## START Data extract

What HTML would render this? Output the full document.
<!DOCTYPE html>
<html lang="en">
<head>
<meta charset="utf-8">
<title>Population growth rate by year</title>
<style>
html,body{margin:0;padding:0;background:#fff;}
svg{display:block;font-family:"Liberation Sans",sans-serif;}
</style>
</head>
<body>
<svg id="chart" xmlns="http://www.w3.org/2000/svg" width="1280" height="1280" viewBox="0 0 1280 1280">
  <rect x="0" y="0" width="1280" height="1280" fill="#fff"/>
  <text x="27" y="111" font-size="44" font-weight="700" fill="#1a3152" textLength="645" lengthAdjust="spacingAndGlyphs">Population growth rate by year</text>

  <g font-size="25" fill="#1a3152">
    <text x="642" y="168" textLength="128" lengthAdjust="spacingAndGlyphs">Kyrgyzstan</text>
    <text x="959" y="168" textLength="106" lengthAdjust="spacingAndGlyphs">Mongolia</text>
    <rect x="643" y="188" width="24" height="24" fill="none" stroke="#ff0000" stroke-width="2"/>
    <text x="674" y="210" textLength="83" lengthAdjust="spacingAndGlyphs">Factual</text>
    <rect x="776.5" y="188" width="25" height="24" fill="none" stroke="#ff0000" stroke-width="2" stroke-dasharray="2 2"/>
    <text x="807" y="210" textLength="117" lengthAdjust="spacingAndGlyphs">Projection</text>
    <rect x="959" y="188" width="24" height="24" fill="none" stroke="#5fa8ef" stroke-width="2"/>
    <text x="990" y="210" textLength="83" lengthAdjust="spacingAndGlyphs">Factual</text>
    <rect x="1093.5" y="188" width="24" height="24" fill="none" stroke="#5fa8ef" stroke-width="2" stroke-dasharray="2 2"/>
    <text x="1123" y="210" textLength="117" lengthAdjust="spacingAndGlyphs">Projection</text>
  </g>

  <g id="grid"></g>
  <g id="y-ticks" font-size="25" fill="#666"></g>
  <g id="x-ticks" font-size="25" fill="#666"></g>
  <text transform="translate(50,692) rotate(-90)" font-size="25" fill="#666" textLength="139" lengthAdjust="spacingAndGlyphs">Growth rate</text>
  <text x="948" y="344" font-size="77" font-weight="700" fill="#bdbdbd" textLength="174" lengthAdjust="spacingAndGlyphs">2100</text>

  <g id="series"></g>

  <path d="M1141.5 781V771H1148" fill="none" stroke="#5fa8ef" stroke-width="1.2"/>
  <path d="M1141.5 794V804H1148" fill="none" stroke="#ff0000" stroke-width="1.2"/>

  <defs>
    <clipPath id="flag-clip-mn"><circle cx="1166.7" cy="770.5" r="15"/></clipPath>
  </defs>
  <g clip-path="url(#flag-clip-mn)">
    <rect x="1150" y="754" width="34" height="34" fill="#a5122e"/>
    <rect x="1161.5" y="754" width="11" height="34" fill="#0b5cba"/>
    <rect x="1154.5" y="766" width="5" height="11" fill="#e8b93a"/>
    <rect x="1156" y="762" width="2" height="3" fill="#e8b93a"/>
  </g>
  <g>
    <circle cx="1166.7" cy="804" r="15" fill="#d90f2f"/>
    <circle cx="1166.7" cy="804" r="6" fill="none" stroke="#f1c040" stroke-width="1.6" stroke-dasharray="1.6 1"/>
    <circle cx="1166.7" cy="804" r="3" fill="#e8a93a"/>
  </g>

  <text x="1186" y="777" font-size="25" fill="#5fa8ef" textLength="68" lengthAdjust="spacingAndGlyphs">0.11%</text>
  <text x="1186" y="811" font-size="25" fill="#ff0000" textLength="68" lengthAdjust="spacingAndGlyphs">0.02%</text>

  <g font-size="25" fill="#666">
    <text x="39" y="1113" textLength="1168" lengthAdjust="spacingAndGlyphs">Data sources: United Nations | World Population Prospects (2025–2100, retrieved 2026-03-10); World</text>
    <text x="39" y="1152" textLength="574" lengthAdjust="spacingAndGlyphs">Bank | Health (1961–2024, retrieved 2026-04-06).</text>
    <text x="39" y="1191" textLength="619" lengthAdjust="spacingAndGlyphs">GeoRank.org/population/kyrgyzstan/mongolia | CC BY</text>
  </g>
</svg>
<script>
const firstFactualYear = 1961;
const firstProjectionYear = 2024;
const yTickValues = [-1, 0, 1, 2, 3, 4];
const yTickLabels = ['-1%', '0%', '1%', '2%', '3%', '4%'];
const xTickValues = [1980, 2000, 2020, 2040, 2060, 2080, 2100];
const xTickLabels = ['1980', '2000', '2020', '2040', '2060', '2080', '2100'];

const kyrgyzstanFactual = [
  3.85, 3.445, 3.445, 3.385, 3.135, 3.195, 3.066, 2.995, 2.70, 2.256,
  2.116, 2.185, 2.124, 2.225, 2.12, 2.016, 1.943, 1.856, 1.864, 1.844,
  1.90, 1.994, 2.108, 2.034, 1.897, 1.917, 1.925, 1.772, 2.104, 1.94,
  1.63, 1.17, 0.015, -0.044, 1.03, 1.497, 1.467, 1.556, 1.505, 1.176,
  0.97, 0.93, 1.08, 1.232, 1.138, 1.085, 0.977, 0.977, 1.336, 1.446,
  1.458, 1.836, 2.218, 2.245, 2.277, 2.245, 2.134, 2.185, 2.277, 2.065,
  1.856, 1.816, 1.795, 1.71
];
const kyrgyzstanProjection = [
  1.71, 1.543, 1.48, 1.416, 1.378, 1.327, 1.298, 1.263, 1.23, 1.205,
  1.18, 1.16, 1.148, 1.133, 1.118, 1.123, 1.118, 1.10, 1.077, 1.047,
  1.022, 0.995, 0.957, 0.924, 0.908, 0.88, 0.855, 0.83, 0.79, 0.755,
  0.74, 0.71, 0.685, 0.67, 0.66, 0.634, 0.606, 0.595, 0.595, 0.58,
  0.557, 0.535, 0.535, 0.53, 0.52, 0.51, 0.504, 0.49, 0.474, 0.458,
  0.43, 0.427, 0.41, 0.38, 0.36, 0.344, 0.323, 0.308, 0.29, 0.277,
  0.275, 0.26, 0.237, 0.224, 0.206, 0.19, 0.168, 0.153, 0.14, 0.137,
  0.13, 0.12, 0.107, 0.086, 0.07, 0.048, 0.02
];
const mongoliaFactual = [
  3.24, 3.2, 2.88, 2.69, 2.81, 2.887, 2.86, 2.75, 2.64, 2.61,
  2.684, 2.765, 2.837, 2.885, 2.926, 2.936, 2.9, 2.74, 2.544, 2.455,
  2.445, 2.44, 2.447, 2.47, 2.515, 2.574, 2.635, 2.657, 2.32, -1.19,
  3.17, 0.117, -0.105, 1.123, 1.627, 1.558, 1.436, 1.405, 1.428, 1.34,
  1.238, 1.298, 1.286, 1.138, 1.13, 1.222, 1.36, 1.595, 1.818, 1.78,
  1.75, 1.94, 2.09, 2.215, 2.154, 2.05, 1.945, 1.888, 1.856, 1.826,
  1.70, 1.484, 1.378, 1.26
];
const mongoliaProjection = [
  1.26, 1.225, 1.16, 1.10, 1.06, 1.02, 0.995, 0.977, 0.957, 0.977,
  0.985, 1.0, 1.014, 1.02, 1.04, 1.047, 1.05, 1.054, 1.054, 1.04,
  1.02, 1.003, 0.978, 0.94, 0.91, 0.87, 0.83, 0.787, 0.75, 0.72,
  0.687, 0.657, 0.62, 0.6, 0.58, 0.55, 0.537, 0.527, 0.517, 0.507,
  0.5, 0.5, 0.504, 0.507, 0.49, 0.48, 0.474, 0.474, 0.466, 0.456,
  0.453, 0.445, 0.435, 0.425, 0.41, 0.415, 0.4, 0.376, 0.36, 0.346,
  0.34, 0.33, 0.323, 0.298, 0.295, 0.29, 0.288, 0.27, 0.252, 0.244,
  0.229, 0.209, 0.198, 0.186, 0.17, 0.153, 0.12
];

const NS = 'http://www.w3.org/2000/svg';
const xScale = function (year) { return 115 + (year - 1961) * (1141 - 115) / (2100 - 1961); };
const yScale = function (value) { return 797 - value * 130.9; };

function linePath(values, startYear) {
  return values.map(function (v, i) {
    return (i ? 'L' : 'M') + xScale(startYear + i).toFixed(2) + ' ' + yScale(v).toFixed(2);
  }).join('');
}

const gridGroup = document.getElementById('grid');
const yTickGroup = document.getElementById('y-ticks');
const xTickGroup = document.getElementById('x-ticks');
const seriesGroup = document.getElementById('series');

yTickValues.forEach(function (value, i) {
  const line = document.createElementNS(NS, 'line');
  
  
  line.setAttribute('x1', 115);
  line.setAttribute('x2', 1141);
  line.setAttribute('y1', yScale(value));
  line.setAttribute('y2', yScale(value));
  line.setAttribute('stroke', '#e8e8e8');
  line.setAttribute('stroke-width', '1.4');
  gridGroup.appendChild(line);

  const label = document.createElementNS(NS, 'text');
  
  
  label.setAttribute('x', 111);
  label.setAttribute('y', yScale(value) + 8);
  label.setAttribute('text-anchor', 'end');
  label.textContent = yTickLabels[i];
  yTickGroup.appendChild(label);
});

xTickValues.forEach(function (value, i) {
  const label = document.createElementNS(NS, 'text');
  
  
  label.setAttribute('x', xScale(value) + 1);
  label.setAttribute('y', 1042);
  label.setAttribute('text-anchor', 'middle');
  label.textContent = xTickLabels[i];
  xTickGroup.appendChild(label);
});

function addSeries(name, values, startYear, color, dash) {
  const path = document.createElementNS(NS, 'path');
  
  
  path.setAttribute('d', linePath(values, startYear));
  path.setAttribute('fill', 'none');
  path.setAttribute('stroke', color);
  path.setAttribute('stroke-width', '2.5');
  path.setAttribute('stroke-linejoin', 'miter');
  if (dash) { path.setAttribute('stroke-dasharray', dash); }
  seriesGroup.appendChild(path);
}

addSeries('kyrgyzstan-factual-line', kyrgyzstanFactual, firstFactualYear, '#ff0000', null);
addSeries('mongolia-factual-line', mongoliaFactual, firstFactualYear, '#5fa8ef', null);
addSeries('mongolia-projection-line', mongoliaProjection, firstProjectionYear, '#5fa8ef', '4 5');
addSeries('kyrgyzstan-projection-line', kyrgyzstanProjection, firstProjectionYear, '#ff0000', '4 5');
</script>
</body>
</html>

## END Data extract

→ **Aim of the task**:
Starting at the first line of the material above, reproduce each line exactly up to and including the line with "rate by year</text>".

→ **Answer below**:
What HTML would render this? Output the full document.
<!DOCTYPE html>
<html lang="en">
<head>
<meta charset="utf-8">
<title>Population growth rate by year</title>
<style>
html,body{margin:0;padding:0;background:#fff;}
svg{display:block;font-family:"Liberation Sans",sans-serif;}
</style>
</head>
<body>
<svg id="chart" xmlns="http://www.w3.org/2000/svg" width="1280" height="1280" viewBox="0 0 1280 1280">
  <rect x="0" y="0" width="1280" height="1280" fill="#fff"/>
  <text x="27" y="111" font-size="44" font-weight="700" fill="#1a3152" textLength="645" lengthAdjust="spacingAndGlyphs">Population growth rate by year</text>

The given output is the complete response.